Puerto Rico Extends Due Date for Coronavirus-Related Distributions From Qualified Retirement Plans
On June 23, 2020, the Puerto Rico Department of the Treasury (commonly known by its Spanish-language name, Departamento de Hacienda de Puerto Rico, or Hacienda) issued Circular Letter of Internal Revenue No. 20-29 (CL 20-29), which extends the due date from June 30, 2020, to December 31, 2020, for the completion of coronavirus-related distributions (CRDs) from retirement plans qualified in Puerto Rico.
The Hacienda rules on CRDs remain exactly as described in Circular Letter of Internal Revenue No. 20-23 (CL 20-23), except for the following two items:
Going forward, applications for CRDs are not required to be notarized. Recognizing that because of COVID-19 business lockdowns and stay-at-home orders, many plan participants were encountering difficulties securing the services of public notaries (who under local law must be licensed attorneys), Hacienda removed the notarization requirement in Circular Letter of Internal Revenue No. 20-24. Therefore, participants can validly sign or e-sign applications for CRDs, without any sort of notarization or plan administrator attestation. This change has facilitated the electronic completion, execution, filing, and processing of CRD applications.
As noted above, plan administrators, recordkeepers, and trustees now have until December 31, 2020, to complete CRDs to participants (i.e., not just receive the application, but send the payment, either by mail or electronically).

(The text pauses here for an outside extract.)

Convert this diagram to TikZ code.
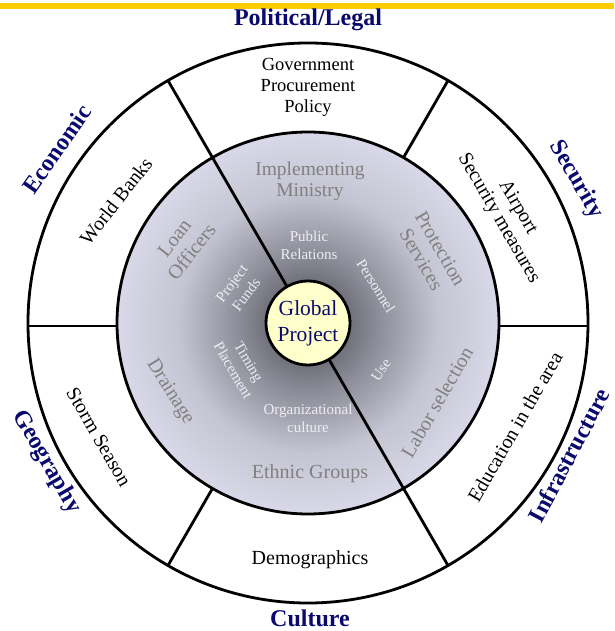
\documentclass[tikz,border=0pt]{standalone}
\usepackage{fontspec}
\setmainfont{Liberation Serif}
\definecolor{navyt}{RGB}{10,10,110}
\definecolor{barc}{RGB}{255,204,0}
\definecolor{sdk}{RGB}{70,70,78}
\definecolor{smd}{RGB}{140,140,152}
\definecolor{slt}{RGB}{196,196,210}
\definecolor{sed}{RGB}{216,216,232}
\definecolor{grayt}{RGB}{128,128,128}
\definecolor{whitet}{RGB}{238,238,242}
\definecolor{gpfill}{RGB}{255,255,204}
\pgfdeclareradialshading{ringshade}{\pgfpoint{0bp}{0bp}}{color(0bp)=(sdk); color(9bp)=(smd); color(17bp)=(slt); color(25bp)=(sed); color(50bp)=(sed)}
\tikzset{
  thick line/.style={line width=2.8pt, draw=black},
  titletxt/.style={font=\bfseries\fontsize{24}{28}\selectfont, text=navyt, inner sep=0pt},
  ringtxt/.style={font=\fontsize{20}{22}\selectfont, text=black, align=center, inner sep=0pt},
  inntxt/.style={font=\fontsize{20}{22}\selectfont, text=grayt, align=center, inner sep=0pt},
  smalltxt/.style={font=\fontsize{15}{18}\selectfont, text=whitet, align=center, inner sep=0pt},
}
\begin{document}
\begin{tikzpicture}[x=1pt,y=1pt]
\useasboundingbox (-308,-308) rectangle (306,323);
\fill[white] (-308,-308) rectangle (306,323);
% top bar
\fill[barc] (-308,314) rectangle (306,320);
% shaded inner disk
\shade[shading=ringshade] (0,0) circle (191);
% circles
\draw[thick line] (0,0) circle (280);
\draw[thick line] (0,0) circle (191);
% outer spokes
\draw[thick line] (-280,-3) -- (-191,-3);
\draw[thick line] (191,-3) -- (280,-3);
\draw[thick line] (60:191) -- (60:280);
\draw[thick line] (240:191) -- (240:280);
% diameter through centre
\draw[thick line] (120:40) -- (120:280);
\draw[thick line] (300:40) -- (300:280);
% centre
\node[circle, minimum size=84pt, inner sep=0pt, fill=gpfill, thick line, font=\fontsize{21.5}{26}\selectfont, text=navyt, align=center] (gp) at (0,0) {Global\\Project};
% titles
\node[titletxt] (t1) at (0,303) {Political/Legal};
\node[titletxt, rotate=55] (t2) at (-251,174) {Economic};
\node[titletxt, rotate=-60] (t3) at (268,143) {Security};
\node[titletxt, rotate=62] (t4) at (261,-132) {Infrastructure};
\node[titletxt] (t5) at (2,-295) {Culture};
\node[titletxt, rotate=-60] (t6) at (-261.5,-139) {Geography};
% ring texts
\node[ringtxt, font=\fontsize{18.5}{21}\selectfont] (r1) at (0,236) {Government\\Procurement\\Policy};
\node[ringtxt, rotate=-60] (r2) at (200,110) {Airport\\Security measures};
\node[ringtxt, rotate=60] (r3) at (207,-104) {Education in the area};
\node[ringtxt] (r4) at (2,-237) {Demographics};
\node[ringtxt, rotate=-60] (r5) at (-209,-114) {Storm Season};
\node[ringtxt, rotate=52] (r6) at (-192,122) {World Banks};
% inner texts
\node[inntxt, font=\fontsize{19.5}{21}\selectfont] (i1) at (2,141.5) {Implementing\\Ministry};
\node[inntxt, rotate=-60] (i2) at (123,69) {Protection\\Services};
\node[inntxt, rotate=60] (i3) at (129,-79) {Labor selection};
\node[inntxt] (i4) at (2,-151) {Ethnic Groups};
\node[inntxt, rotate=-58] (i5) at (-138,-69) {Drainage};
\node[inntxt, rotate=52] (i6) at (-125,78) {Loan\\Officers};
% small white texts
\node[smalltxt] (s1) at (1,78) {Public\\Relations};
\node[smalltxt, rotate=-58] (s2) at (68,37) {Personnel};
\node[smalltxt, rotate=55] (s3) at (73,-47) {Use};
\node[smalltxt] (s4) at (0,-95) {Organizational\\culture};
\node[smalltxt, rotate=-60] (s5) at (-67,-43) {Timing\\Placement};
\node[smalltxt, rotate=53] (s6) at (-69,34) {Project\\Funds};
\end{tikzpicture}
\end{document}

Since plan sponsors have full discretion to offer CRDs and set reasonable rules for their administration, they are not required to extend the due date for the completion of CRDs to December 31, 2020, and can set an earlier due date for the submission of CRD applications.
Plan sponsors interested in extending the due date for the completion of CRDs from their Puerto Rico-qualified plans must first contact the recordkeeper servicing the plan. Judging by the handling of other disaster relief distributions in the past (e.g., distributions related to Hurricane Maria back in 2017), recordkeepers are uniquely positioned to determine the changes that this sort of extension is likely to require to the plan’s website, administrative forms, and recordkeeping platform and how best to communicate the new due date to participants.
Plan sponsors may want to be aware that the due date for amending their Puerto Rico-qualified plans in order to formalize the adoption of CRDs was, and remains, December 31, 2020. Hacienda did not extend the amendment adoption due date.
Involuntary Cash-Out Limits
Involuntary cash-outs from retirement plans solely qualified in Puerto Rico (commonly known as “P.R.-only plans”) have a different and more favorable limit than the limit that applies to retirement plans that are qualified both in the United States and Puerto Rico (commonly known as “dual-qualified plans”). Both types of plans can be, and are regularly, used for providing retirement benefits to Puerto Rico employees. When it comes to involuntary cash-outs, dual-qualified plans are subject to the rules of both the Employee Retirement Income Security Act (ERISA) § 203(e) and Internal Revenue Code § 401(a)(31), whereas P.R.-only plans are subject only to the rules of ERISA § 203(e).
Given the impact of the COVID-19 pandemic on Puerto Rico’s economy, many residents have lost their jobs. As a result, the number of inactive participants in Puerto Rico-qualified plans has increased. Plan sponsors wishing to lower the inactive participant headcount in the interest of controlling plan administration expenses may want to be aware that the limit on involuntary cash-outs applicable to P.R.-only plans remains $5,000, and that such cash-outs do not require transferring any funds to an individual retirement account (IRA).
Also, the limit for involuntary cash-outs from dual-qualified plans is $1,000, and cash-outs between $1,001 and $5,000 must be automatically transferred to an IRA with a United States-based financial institution that will accept the transfer. Cashing-out inactive participants is, therefore, easier under a P.R.-only plan than under a dual-qualified plan.